WHAT THIS TASK INVOLVES:
Output the lines from the top of the entries below to the line with "width=190pt, minimum height=67pt]", both included, exactly and without pictures.
/---
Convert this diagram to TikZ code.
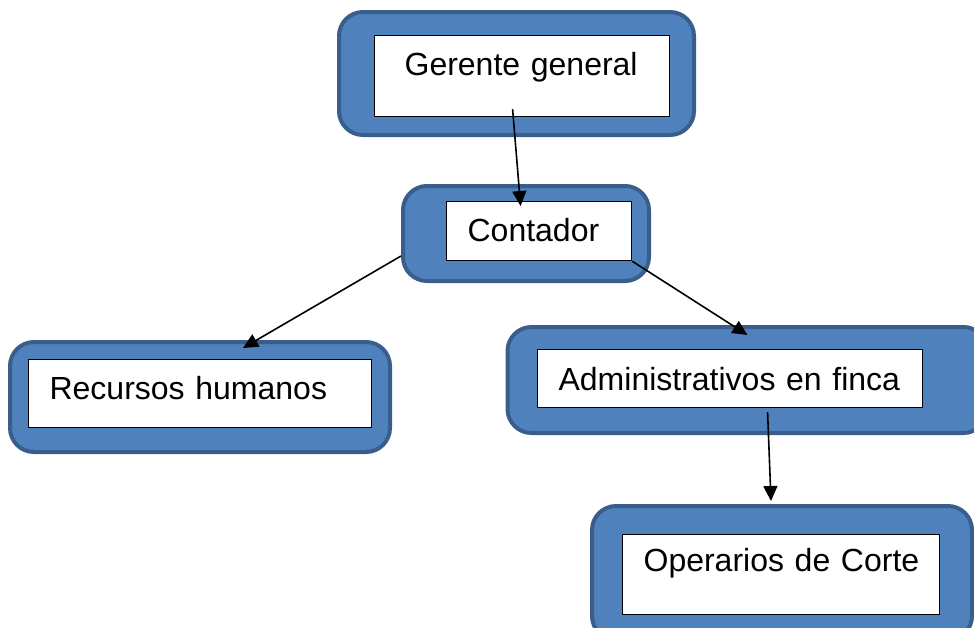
\documentclass[tikz,border=0pt]{standalone}
\usepackage{fontspec}
\setmainfont{Liberation Sans}
\usetikzlibrary{arrows.meta}
\definecolor{boxfill}{RGB}{79,129,189}
\definecolor{boxline}{RGB}{58,94,140}
\tikzset{outer box/.style={
    rectangle, rounded corners=12pt,
    fill=boxfill, draw=boxline, line width=2pt,
    inner sep=0pt
}}
\tikzset{inner box/.style={
    anchor=north west, rectangle,
    fill=white, draw=black, line width=0.6pt,
    inner xsep=10.5pt, inner ysep=0pt, align=left,
    font=\fontsize{16}{19}\selectfont
}}
\tikzset{link/.style={
    -{Triangle[length=7.5pt,width=7pt]}, line width=0.8pt, draw=black
}}

\begin{document}
\begin{tikzpicture}[x=0.5pt,y=-0.5pt]
            \useasboundingbox (0,0) rectangle (974,627);
            \clip (0,0) rectangle (974,627);

            \node (gerbg)  [outer box, minimum width=177.5pt, minimum height=61.5pt] at(516.5,73.5) {};
            \node (contbg) [outer box, minimum width=123pt, minimum height=47.5pt]   at(526,233.5)  {};
            \node (recbg)  [outer box, minimum width=190pt, minimum height=55pt]     at(200,397)    {};
            \node (admbg)  [outer box, minimum width=240pt, minimum height=53pt]     at(747.5,380)  {};
            \node (opbg)   [outer box, minimum width=190pt, minimum height=67pt]     at(782,573)    {};

            \node (gerente)  [inner box, inner xsep=15pt, text width=117.5pt,
                              text height=20pt, text depth=20.5pt] at(374,35)  {\mbox{Gerente general}};
            \node (contador) [inner box, text width=71.5pt,
                              text height=20pt, text depth=9.5pt]  at(446,201) {\mbox{Contador}};
            \node (recursos) [inner box, text width=150.5pt,
                              text height=20pt, text depth=14pt]   at(28,359)  {\mbox{Recursos humanos}};
            \node (admin)    [inner box, text width=171.5pt,
                              text height=20.5pt, text depth=8.5pt] at(537,349) {\mbox{Administrativos en finca}};
            \node (operarios) [inner box, text width=137.5pt,
                              text height=18.5pt, text depth=21.5pt] at(622,534) {\mbox{Operarios de Corte}};

            % edges
            \draw [link] ([xshift=-4.75pt,yshift=4pt]gerente.south) -- ([xshift=-9.25pt,yshift=-2.5pt]contador.north);
            \draw [link] ([yshift=-11.25pt]contbg.west) -- ([xshift=21.5pt,yshift=-4pt]recbg.north);
            \draw [link] (contador.south east) -- ([yshift=-5pt]admbg.north);
            \draw [link] ([xshift=18.75pt,yshift=-2pt]admin.south) -- ([xshift=-5.5pt,yshift=1.5pt]opbg.north);
\end{tikzpicture}
\end{document}
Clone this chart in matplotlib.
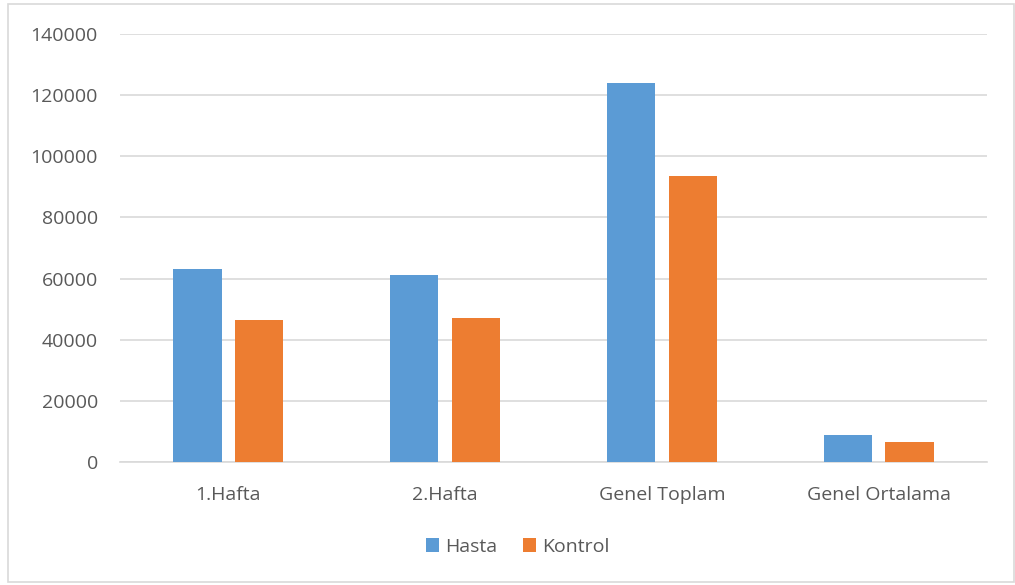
\---
RESULT OF THIS EXERCISE:
Convert this diagram to TikZ code.
\documentclass[tikz,border=0pt]{standalone}
\usepackage{fontspec}
\setmainfont{Liberation Sans}
\usetikzlibrary{arrows.meta}
\definecolor{boxfill}{RGB}{79,129,189}
\definecolor{boxline}{RGB}{58,94,140}
\tikzset{outer box/.style={
    rectangle, rounded corners=12pt,
    fill=boxfill, draw=boxline, line width=2pt,
    inner sep=0pt
}}
\tikzset{inner box/.style={
    anchor=north west, rectangle,
    fill=white, draw=black, line width=0.6pt,
    inner xsep=10.5pt, inner ysep=0pt, align=left,
    font=\fontsize{16}{19}\selectfont
}}
\tikzset{link/.style={
    -{Triangle[length=7.5pt,width=7pt]}, line width=0.8pt, draw=black
}}

\begin{document}
\begin{tikzpicture}[x=0.5pt,y=-0.5pt]
            \useasboundingbox (0,0) rectangle (974,627);
            \clip (0,0) rectangle (974,627);

            \node (gerbg)  [outer box, minimum width=177.5pt, minimum height=61.5pt] at(516.5,73.5) {};
            \node (contbg) [outer box, minimum width=123pt, minimum height=47.5pt]   at(526,233.5)  {};
            \node (recbg)  [outer box, minimum width=190pt, minimum height=55pt]     at(200,397)    {};
            \node (admbg)  [outer box, minimum width=240pt, minimum height=53pt]     at(747.5,380)  {};
            \node (opbg)   [outer box, minimum width=190pt, minimum height=67pt]     at(782,573)    {};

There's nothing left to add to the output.